● **What is needed**
Begin the copy with the line that contains "Recreate this image" and end it with the line that contains "from matplotlib.patches import Rectangle". Print these lines exactly and omit all pictures.

● **Data to use**
** begin **

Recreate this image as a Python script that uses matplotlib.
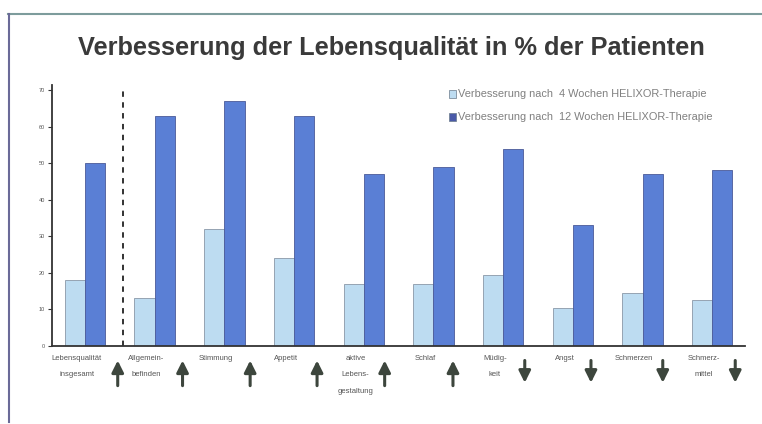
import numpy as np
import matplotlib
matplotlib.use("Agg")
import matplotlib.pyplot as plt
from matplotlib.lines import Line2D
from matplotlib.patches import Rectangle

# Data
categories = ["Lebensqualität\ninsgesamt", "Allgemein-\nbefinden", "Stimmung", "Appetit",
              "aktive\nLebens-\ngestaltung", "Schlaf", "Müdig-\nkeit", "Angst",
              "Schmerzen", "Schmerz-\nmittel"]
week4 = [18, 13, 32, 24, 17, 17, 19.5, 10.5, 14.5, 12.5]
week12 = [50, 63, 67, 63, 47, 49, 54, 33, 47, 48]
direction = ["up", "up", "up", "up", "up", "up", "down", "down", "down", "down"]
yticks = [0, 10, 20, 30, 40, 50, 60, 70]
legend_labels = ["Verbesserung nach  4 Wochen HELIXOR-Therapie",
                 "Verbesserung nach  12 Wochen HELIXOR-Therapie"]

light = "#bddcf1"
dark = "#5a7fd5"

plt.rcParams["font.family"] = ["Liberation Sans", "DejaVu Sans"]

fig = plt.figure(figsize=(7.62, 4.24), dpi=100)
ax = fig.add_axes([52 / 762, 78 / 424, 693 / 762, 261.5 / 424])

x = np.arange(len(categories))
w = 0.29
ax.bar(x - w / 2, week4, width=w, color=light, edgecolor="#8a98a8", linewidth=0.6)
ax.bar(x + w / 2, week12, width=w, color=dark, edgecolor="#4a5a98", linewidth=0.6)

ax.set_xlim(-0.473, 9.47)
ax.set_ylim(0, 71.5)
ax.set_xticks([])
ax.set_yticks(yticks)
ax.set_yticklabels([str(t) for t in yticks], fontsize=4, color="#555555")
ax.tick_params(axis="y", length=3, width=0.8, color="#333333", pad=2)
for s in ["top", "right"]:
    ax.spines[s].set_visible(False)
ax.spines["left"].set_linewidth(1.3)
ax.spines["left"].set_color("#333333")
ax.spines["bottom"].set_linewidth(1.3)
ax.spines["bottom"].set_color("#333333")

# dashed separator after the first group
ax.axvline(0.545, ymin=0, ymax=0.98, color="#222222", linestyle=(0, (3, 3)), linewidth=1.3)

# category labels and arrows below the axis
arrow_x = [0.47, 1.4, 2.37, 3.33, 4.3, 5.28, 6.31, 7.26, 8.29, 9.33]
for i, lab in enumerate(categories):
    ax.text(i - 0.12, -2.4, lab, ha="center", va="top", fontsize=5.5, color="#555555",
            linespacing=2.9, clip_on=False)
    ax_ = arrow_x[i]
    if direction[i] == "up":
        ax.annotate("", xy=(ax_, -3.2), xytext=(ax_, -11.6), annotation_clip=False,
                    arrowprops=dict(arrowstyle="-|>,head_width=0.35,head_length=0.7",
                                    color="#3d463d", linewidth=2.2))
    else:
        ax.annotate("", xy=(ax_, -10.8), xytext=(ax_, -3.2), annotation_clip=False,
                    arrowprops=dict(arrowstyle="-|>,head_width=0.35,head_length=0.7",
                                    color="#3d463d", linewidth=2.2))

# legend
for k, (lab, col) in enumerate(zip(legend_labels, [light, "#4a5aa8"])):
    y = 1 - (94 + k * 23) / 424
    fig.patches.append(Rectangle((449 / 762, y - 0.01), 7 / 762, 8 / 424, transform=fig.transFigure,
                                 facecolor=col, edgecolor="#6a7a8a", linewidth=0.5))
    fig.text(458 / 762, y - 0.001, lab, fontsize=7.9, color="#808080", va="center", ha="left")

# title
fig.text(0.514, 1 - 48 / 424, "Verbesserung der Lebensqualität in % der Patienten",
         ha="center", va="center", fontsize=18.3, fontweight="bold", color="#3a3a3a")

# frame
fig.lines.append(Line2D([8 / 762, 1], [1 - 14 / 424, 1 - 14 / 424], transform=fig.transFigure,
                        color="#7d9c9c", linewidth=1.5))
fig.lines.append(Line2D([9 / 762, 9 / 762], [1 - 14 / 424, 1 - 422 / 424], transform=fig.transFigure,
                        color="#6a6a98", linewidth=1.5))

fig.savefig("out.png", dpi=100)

** end **
** begin **

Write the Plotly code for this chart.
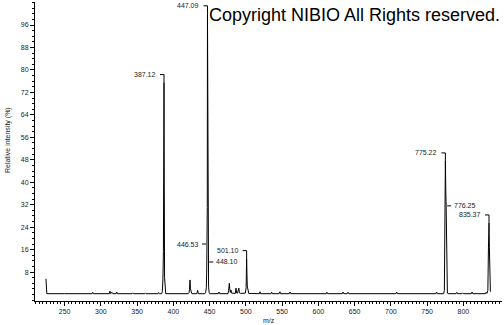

** end **
** begin **

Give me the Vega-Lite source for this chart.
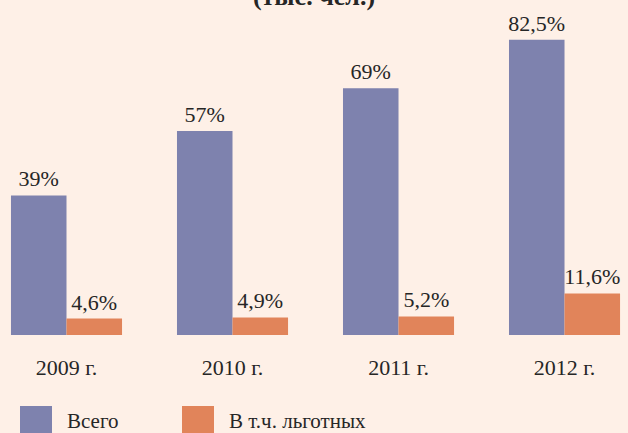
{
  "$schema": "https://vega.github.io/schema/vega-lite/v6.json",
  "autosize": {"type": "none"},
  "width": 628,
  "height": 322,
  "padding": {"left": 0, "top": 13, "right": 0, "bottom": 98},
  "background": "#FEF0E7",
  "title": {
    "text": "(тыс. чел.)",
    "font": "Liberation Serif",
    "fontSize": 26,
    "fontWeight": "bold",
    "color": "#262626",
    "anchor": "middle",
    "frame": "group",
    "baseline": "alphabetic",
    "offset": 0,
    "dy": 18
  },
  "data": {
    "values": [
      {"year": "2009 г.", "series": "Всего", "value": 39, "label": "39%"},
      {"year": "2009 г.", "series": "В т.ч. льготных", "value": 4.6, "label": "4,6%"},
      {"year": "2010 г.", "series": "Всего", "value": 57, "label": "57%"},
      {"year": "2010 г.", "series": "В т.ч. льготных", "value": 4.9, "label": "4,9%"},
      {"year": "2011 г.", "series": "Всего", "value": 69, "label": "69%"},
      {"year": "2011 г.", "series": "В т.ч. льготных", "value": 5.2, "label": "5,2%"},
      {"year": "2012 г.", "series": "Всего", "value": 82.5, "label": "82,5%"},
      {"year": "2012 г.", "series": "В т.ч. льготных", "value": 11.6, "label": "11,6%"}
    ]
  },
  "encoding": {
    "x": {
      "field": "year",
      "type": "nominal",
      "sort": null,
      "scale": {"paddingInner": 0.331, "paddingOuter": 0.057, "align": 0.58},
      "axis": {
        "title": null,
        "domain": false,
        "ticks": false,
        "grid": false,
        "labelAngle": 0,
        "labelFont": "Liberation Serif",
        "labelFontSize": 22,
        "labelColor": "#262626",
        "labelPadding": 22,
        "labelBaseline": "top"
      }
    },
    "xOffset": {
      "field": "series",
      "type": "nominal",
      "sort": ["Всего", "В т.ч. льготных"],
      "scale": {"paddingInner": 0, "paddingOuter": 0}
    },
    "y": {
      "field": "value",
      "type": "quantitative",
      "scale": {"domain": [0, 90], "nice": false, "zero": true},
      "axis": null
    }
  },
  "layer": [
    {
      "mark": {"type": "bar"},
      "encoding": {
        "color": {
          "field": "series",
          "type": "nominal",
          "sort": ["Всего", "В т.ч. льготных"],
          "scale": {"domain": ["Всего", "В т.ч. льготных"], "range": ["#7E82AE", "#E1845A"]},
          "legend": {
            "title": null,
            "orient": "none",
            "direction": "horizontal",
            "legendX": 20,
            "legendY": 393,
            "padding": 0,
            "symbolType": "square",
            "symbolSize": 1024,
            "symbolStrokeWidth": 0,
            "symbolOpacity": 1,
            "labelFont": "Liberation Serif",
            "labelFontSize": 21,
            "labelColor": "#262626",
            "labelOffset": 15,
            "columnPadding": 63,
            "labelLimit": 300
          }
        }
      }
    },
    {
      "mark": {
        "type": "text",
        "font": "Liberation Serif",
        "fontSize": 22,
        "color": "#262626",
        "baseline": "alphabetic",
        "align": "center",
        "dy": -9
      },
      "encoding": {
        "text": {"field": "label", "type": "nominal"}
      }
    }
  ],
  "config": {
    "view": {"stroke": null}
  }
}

** end **

● **Output of the exercise**
Recreate this image as a Python script that uses matplotlib.
import numpy as np
import matplotlib
matplotlib.use("Agg")
import matplotlib.pyplot as plt
from matplotlib.lines import Line2D
from matplotlib.patches import Rectangle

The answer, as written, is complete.